* [Your instructions] Drop every picture, then transcribe the remaining data exactly.

==========

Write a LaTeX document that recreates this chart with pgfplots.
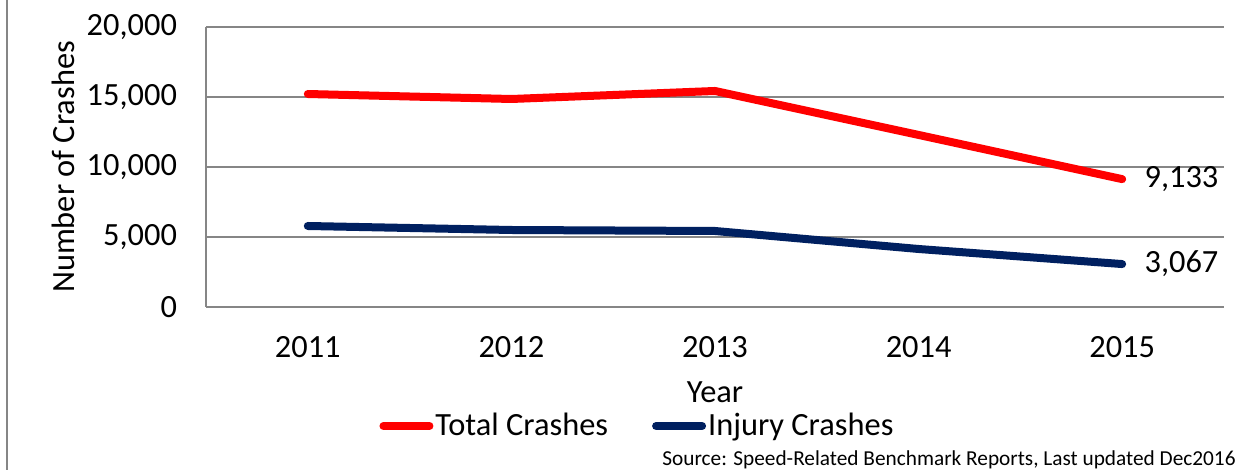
\documentclass[border=0pt]{standalone}
\usepackage{pgfplots}
\pgfplotsset{compat=1.18}
\usepackage{fontspec}
\setmainfont{Carlito}
\definecolor{navy}{RGB}{0,32,96}
\definecolor{gridgray}{RGB}{134,134,134}
\begin{document}
\begin{tikzpicture}
\useasboundingbox (-103pt,-81.5pt) rectangle (519pt,153.5pt);
\draw[gridgray, line width=0.9pt] (-99.5pt,-81.5pt) -- (-99.5pt,153.5pt);
\begin{axis}[
  at={(0,0)}, anchor=south west,
  scale only axis, width=509pt, height=140pt,
  xmin=2010.5, xmax=2015.5, ymin=0, ymax=20000,
  xtick={2011,2012,2013,2014,2015},
  ytick={0,5000,10000,15000,20000},
  scaled y ticks=false,
  /pgf/number format/assume math mode=true,
  xticklabel style={/pgf/number format/1000 sep=},
  yticklabel style={/pgf/number format/1000 sep={,}},
  tick label style={font=\fontsize{16.2}{18}\selectfont},
  major tick length=0pt,
  axis lines*=left,
  axis line style={gridgray, line width=0.7pt, -},
  ymajorgrids, grid style={gridgray, line width=0.7pt},
  xticklabel style={yshift=-11pt},
  yticklabel style={xshift=-11pt},
  xlabel={Year}, ylabel={Number of Crashes},
  label style={font=\fontsize{16.2}{18}\selectfont},
  xlabel style={at={(axis description cs:0.5,-0.3036)}, anchor=center},
  ylabel style={at={(axis description cs:-0.1405,0.5)}, anchor=center},
  legend style={draw=none, fill=none, inner sep=0pt, at={(axis description cs:0.1700,-0.425)}, anchor=west,
    font=\fontsize{16.2}{18}\selectfont, legend columns=2,
    /tikz/every even column/.append style={column sep=21pt},
    nodes={inner sep=1pt}},
  legend image code/.code={\draw[#1, line cap=round] (2pt,0pt) -- (25pt,0pt);},
  clip=false,
]
\addplot[red, line width=4pt, line cap=round, line join=round] coordinates {
  (2011,15214) (2012,14857) (2013,15430) (2014,12290) (2015,9133)};
\addlegendentry{Total Crashes}
\addplot[navy, line width=4pt, line cap=round, line join=round] coordinates {
  (2011,5786) (2012,5500) (2013,5429) (2014,4143) (2015,3067)};
\addlegendentry{Injury Crashes}
\node[anchor=west, inner sep=0pt, xshift=11pt, font=\fontsize{16.2}{18}\selectfont] at (axis cs:2015,9133) {9,133};
\node[anchor=west, inner sep=0pt, xshift=11pt, font=\fontsize{16.2}{18}\selectfont] at (axis cs:2015,3067) {3,067};
\end{axis}
\node[anchor=base east, inner sep=0pt, font=\fontsize{10.65}{12}\selectfont] at (515pt,-79.5pt) {Source: Speed-Related Benchmark Reports, Last updated Dec2016};
\end{tikzpicture}
\end{document}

==========

* [Written solution]
Write a LaTeX document that recreates this chart with pgfplots.
\documentclass[border=0pt]{standalone}
\usepackage{pgfplots}
\pgfplotsset{compat=1.18}
\usepackage{fontspec}
\setmainfont{Carlito}
\definecolor{navy}{RGB}{0,32,96}
\definecolor{gridgray}{RGB}{134,134,134}
\begin{document}
\begin{tikzpicture}
\useasboundingbox (-103pt,-81.5pt) rectangle (519pt,153.5pt);
\draw[gridgray, line width=0.9pt] (-99.5pt,-81.5pt) -- (-99.5pt,153.5pt);
\begin{axis}[
  at={(0,0)}, anchor=south west,
  scale only axis, width=509pt, height=140pt,
  xmin=2010.5, xmax=2015.5, ymin=0, ymax=20000,
  xtick={2011,2012,2013,2014,2015},
  ytick={0,5000,10000,15000,20000},
  scaled y ticks=false,
  /pgf/number format/assume math mode=true,
  xticklabel style={/pgf/number format/1000 sep=},
  yticklabel style={/pgf/number format/1000 sep={,}},
  tick label style={font=\fontsize{16.2}{18}\selectfont},
  major tick length=0pt,
  axis lines*=left,
  axis line style={gridgray, line width=0.7pt, -},
  ymajorgrids, grid style={gridgray, line width=0.7pt},
  xticklabel style={yshift=-11pt},
  yticklabel style={xshift=-11pt},
  xlabel={Year}, ylabel={Number of Crashes},
  label style={font=\fontsize{16.2}{18}\selectfont},
  xlabel style={at={(axis description cs:0.5,-0.3036)}, anchor=center},
  ylabel style={at={(axis description cs:-0.1405,0.5)}, anchor=center},
  legend style={draw=none, fill=none, inner sep=0pt, at={(axis description cs:0.1700,-0.425)}, anchor=west,
    font=\fontsize{16.2}{18}\selectfont, legend columns=2,
    /tikz/every even column/.append style={column sep=21pt},
    nodes={inner sep=1pt}},
  legend image code/.code={\draw[#1, line cap=round] (2pt,0pt) -- (25pt,0pt);},
  clip=false,
]
\addplot[red, line width=4pt, line cap=round, line join=round] coordinates {
  (2011,15214) (2012,14857) (2013,15430) (2014,12290) (2015,9133)};
\addlegendentry{Total Crashes}
\addplot[navy, line width=4pt, line cap=round, line join=round] coordinates {
  (2011,5786) (2012,5500) (2013,5429) (2014,4143) (2015,3067)};
\addlegendentry{Injury Crashes}
\node[anchor=west, inner sep=0pt, xshift=11pt, font=\fontsize{16.2}{18}\selectfont] at (axis cs:2015,9133) {9,133};
\node[anchor=west, inner sep=0pt, xshift=11pt, font=\fontsize{16.2}{18}\selectfont] at (axis cs:2015,3067) {3,067};
\end{axis}
\node[anchor=base east, inner sep=0pt, font=\fontsize{10.65}{12}\selectfont] at (515pt,-79.5pt) {Source: Speed-Related Benchmark Reports, Last updated Dec2016};
\end{tikzpicture}
\end{document}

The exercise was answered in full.